▶ _Exercise objective_:
Pull out every line below containing the word "chart".

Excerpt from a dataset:
· · · ·

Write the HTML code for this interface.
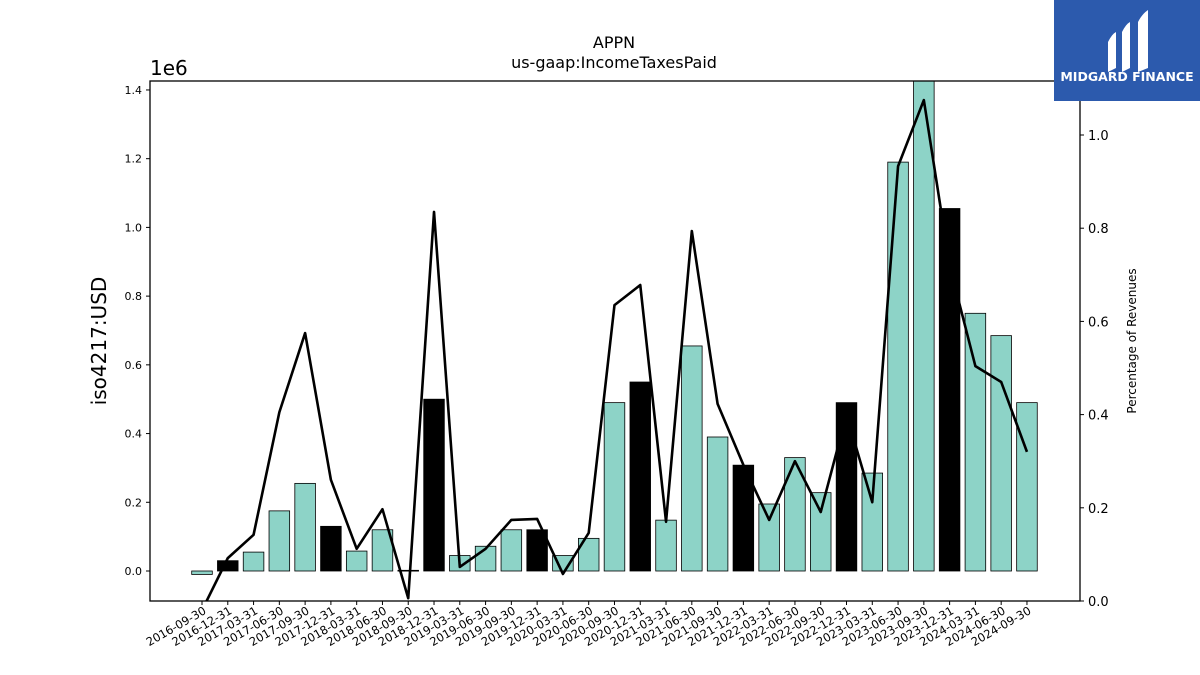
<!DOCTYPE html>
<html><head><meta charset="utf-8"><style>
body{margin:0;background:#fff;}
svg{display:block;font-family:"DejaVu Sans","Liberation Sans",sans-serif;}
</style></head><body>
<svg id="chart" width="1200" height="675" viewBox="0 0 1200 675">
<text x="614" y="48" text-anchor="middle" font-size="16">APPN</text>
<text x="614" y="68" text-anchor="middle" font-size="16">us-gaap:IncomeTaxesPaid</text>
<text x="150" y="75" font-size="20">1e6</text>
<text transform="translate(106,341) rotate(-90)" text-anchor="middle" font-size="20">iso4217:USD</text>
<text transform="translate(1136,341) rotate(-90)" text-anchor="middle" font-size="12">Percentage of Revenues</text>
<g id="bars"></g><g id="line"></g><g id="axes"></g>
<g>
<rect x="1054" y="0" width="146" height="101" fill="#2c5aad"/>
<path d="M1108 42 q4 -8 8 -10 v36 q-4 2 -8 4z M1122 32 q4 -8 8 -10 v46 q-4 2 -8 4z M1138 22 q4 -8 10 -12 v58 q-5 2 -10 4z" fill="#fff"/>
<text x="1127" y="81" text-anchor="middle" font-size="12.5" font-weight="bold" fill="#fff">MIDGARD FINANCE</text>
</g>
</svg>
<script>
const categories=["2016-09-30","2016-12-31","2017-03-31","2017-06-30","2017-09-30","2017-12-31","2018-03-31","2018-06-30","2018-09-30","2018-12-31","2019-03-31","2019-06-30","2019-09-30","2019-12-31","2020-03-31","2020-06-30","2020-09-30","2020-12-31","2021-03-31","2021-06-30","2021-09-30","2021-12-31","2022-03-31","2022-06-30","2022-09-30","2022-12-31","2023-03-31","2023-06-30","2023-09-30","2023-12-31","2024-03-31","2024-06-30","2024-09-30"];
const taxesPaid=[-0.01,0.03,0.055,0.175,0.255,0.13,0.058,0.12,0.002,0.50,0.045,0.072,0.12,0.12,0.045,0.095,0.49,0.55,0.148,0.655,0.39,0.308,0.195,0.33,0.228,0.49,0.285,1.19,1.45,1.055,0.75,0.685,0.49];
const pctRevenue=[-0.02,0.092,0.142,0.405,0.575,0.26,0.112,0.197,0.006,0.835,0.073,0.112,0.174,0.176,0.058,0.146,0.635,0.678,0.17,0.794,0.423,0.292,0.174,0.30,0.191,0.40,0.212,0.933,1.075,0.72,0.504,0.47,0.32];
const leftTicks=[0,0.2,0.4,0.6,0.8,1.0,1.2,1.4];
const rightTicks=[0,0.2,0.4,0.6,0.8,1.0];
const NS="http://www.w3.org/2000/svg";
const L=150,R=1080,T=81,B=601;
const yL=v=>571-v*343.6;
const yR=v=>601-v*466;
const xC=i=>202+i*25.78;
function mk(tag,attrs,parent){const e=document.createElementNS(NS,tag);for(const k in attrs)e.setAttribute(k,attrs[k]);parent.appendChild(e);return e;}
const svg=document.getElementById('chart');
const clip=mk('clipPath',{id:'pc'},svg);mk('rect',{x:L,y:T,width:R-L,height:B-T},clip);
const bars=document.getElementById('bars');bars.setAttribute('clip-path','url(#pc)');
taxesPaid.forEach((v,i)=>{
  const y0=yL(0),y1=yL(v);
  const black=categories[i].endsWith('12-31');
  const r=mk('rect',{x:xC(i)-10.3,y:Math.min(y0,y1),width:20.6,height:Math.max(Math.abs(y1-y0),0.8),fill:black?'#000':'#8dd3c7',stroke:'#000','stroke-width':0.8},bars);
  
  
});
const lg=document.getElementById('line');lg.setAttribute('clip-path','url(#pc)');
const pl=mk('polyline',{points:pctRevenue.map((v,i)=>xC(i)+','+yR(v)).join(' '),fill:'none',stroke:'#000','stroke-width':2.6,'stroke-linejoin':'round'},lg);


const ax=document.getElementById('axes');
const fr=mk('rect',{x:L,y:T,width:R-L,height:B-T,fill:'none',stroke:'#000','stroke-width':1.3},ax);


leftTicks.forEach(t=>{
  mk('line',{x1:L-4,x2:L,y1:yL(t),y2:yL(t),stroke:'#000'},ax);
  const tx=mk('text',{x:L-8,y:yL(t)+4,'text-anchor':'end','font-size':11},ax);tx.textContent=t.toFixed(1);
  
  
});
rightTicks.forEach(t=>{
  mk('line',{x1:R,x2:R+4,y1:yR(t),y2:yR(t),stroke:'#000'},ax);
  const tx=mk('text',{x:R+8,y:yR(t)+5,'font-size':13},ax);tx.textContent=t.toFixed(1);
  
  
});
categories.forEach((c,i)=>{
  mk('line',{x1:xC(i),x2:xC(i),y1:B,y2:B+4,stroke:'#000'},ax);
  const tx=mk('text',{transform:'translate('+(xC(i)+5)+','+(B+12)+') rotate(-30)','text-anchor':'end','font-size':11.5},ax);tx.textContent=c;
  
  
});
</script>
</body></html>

· · · ·

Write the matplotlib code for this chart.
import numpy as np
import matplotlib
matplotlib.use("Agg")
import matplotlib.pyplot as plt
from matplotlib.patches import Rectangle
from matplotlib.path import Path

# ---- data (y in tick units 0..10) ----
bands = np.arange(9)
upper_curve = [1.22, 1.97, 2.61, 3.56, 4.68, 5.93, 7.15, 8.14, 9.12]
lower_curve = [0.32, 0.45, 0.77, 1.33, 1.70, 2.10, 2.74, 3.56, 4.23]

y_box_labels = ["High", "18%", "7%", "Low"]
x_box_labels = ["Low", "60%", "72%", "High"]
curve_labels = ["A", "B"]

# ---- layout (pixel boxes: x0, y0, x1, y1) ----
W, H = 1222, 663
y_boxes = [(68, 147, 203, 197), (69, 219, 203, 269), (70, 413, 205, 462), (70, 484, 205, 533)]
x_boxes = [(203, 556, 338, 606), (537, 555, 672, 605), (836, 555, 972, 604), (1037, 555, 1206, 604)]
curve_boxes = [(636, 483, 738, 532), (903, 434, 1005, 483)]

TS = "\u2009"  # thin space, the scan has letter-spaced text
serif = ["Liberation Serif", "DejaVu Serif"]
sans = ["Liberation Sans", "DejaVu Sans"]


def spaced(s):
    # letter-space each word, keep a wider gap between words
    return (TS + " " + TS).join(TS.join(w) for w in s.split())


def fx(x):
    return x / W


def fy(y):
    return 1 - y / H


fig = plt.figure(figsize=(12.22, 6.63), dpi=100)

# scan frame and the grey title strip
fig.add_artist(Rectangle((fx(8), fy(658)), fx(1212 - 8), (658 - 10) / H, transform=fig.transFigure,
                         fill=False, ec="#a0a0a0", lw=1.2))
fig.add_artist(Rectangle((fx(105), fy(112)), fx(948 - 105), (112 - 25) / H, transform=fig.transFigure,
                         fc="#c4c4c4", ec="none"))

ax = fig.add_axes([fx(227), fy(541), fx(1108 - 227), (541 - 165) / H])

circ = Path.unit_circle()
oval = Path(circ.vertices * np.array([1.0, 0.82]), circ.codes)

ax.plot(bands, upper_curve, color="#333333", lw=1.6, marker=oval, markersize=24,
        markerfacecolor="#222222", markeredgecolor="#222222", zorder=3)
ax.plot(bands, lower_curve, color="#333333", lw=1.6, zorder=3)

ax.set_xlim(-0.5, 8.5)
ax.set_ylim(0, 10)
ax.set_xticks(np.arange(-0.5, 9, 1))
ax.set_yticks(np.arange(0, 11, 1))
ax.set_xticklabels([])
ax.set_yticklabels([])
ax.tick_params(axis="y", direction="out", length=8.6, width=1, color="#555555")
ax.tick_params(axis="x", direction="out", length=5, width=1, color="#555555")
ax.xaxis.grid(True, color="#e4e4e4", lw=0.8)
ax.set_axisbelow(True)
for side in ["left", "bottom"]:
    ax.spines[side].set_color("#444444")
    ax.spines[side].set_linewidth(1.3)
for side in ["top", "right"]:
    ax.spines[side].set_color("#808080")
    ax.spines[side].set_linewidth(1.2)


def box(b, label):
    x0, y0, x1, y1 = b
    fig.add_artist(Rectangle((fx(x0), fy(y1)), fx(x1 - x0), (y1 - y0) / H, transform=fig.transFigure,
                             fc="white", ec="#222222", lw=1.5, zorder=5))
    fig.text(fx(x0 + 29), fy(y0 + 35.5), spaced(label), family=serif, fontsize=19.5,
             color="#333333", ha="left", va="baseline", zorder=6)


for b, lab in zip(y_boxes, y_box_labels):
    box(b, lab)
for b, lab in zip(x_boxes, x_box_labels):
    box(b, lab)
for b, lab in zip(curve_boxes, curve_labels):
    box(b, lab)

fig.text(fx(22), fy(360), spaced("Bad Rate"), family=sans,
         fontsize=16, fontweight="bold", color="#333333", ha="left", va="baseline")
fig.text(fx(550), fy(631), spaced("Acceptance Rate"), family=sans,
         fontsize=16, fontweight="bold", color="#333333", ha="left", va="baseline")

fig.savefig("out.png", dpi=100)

· · · ·

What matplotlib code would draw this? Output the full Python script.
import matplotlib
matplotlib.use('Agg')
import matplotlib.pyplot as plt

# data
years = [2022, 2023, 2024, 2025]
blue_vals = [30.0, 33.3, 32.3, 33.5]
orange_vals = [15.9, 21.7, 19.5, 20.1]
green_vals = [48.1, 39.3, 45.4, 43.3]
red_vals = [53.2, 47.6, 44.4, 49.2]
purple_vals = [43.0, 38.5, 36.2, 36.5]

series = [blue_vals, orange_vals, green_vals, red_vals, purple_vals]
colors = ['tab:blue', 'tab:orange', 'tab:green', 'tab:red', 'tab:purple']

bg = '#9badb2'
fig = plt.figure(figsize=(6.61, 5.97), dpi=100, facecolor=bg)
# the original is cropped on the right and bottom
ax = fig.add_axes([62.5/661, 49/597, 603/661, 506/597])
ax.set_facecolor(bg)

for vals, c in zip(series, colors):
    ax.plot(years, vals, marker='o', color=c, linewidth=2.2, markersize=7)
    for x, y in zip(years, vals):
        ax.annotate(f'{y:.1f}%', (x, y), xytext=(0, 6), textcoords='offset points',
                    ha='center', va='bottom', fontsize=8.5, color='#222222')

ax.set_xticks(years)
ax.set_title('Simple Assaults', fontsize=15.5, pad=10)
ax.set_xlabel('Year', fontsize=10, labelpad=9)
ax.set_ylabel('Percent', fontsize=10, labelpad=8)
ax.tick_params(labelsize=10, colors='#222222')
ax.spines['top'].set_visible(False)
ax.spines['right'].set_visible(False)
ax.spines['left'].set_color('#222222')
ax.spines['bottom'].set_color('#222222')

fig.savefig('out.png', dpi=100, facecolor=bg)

· · · ·

▶ _Complete response_:
<svg id="chart" width="1200" height="675" viewBox="0 0 1200 675">
const svg=document.getElementById('chart');
Write the matplotlib code for this chart.

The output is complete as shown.